Dibacede de, “halkımızın İslam’ın öğretilerine olan bağlılığı”na atıf var. Ancak hepsi bu kadar. İslam hukukuna bir referans yok anayasada. Din ve vicdan özgürlüğüne dair de kuvvetli garantiler var. (“Kutsalın korunması”na dair tartışmalı bir hüküm de var ki, bunun nasıl yorumlanacağını zaman gösterecek.)
Uzlaşı kültürü
Meselenin en önemli yanı, anayasanın büyük bir çoğunluğun desteğine dayanması. Parlamentodaki 216 üyenin 200’ünün oyuyla geçti metin. Sonucun açıklanmasının hemen ardından yaşanan coşku tablosu ise görülmeye değerdi: Farklı partilerin vekilleri birbirlerini kucakladılar, tebrik ettiler. Tesettürlüsü, tayyörlüsü, İslamcısı, laiki, hep beraber marş söylediler.
Bizim mecliste pek olmayacak işler oldu yani…
Bu başarıyı mümkün kılan sihirli formül ise “taviz ve uzlaşı kültürü” diye özetlenebilir. Tunus’ta da çok gerilim yaşandı aslında. Geçen yıl iki önemli “laik” şahsiyete düzenlenen suikastler, bizdeki “Danıştay cinayeti” gibi, ortamı gerdi. Hatta Mısır’daki gibi bir anti-İslamcı darbenin yolunu gözleyenler oldu.
Ama Tunus’un ana akım İslamcı partisi En-Nahda, bu gerilimi düşürmeyi bildi.
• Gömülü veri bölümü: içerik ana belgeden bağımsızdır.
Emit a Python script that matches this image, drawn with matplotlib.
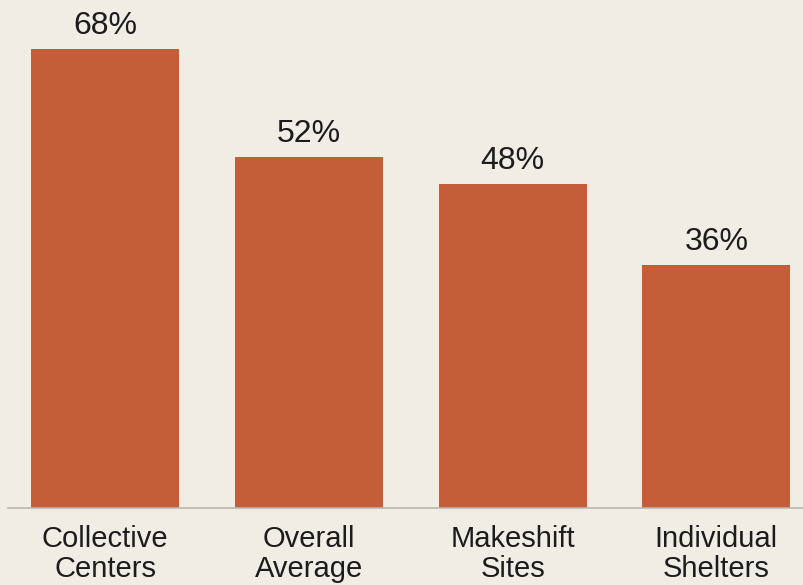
import matplotlib.pyplot as plt

categories = ['Collective\nCenters', 'Overall\nAverage', 'Makeshift\nSites', 'Individual\nShelters']
values = [68, 52, 48, 36]
labels = ['68%', '52%', '48%', '36%']

bg = '#F0EDE4'
bar_color = '#C45E38'
text_color = '#1c1c1c'

plt.rcParams['font.family'] = ['Liberation Sans', 'DejaVu Sans']

fig = plt.figure(figsize=(8.04, 5.85), dpi=100, facecolor=bg)
ax = fig.add_axes([8 / 804, 77 / 585, 796 / 804, 508 / 585])
ax.set_facecolor(bg)

x = range(len(values))
bars = ax.bar(x, values, width=0.726, color=bar_color, zorder=2)

for b, lab in zip(bars, labels):
    ax.annotate(lab, (b.get_x() + b.get_width() / 2, b.get_height()),
                xytext=(0, 6), textcoords='offset points',
                ha='center', va='bottom', fontsize=23, color=text_color)

ax.set_xlim(-0.476, 3.43)
ax.set_ylim(0, 75.3)
ax.set_xticks(list(x))
ax.set_xticklabels(categories, fontsize=21, color=text_color, linespacing=1.12)
ax.tick_params(axis='x', length=0, pad=12)
ax.set_yticks([])

for s in ['top', 'right', 'left']:
    ax.spines[s].set_visible(False)
ax.spines['bottom'].set_color('#b8b6b0')
ax.spines['bottom'].set_linewidth(1.2)

fig.savefig('out.png', dpi=100, facecolor=bg)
Anayasada şer’i hukuka atıf talebinden vazgeçti, hatta demokratik bir anayasa yapılması için bir “geçiş hükümeti”ne bile razı oldu. En-Nahda’nın tavizleri karşı tarafta da yumuşama doğurdu ve sonunda “uzlaşı” mümkün oldu.
Tunuslu akademisyen Larbi Sadıki, El Cezire için yazdığı bir makalede şöyle diyor:
“İşte bu nokta, Tunuslu İslamcıların Arap dünyasındaki diğer İslamcılara kıyasla daha klâs olduklarının işaretidir: Demokratik inşa süreçlerini, bir güç tekelciliğinin veya çoğunlukçu siyasi denklemlerin fırsatı olarak görmemek.”
Bu noktada bilhassa En-Nahda’nın fikri önderi Raşid El Gannuşi’nin hakkını teslim etmek gerek. İslam siyaset düşüncesinin yaşayan en önemli teorisyenlerinden olan Gannuşi, hem “demokrasi” ve “özgürlük” vurgusuyla, hem de sertlik yerine itidali seçen üslubuyla, kendi tabanı dışında da güven ve saygı kazandı. Böylece hem En-Nahda’yı hem de Tunus’u badirelerden korudu.
İnsan, bir Müslüman olarak, Tunus’un bu başarısına seviniyor elbette. Bir de düşünmeden edemiyor: Acaba Araplar’a örnek olmaya çalışmanın yanında, bazen oradan örnek de alsak fena mı olur?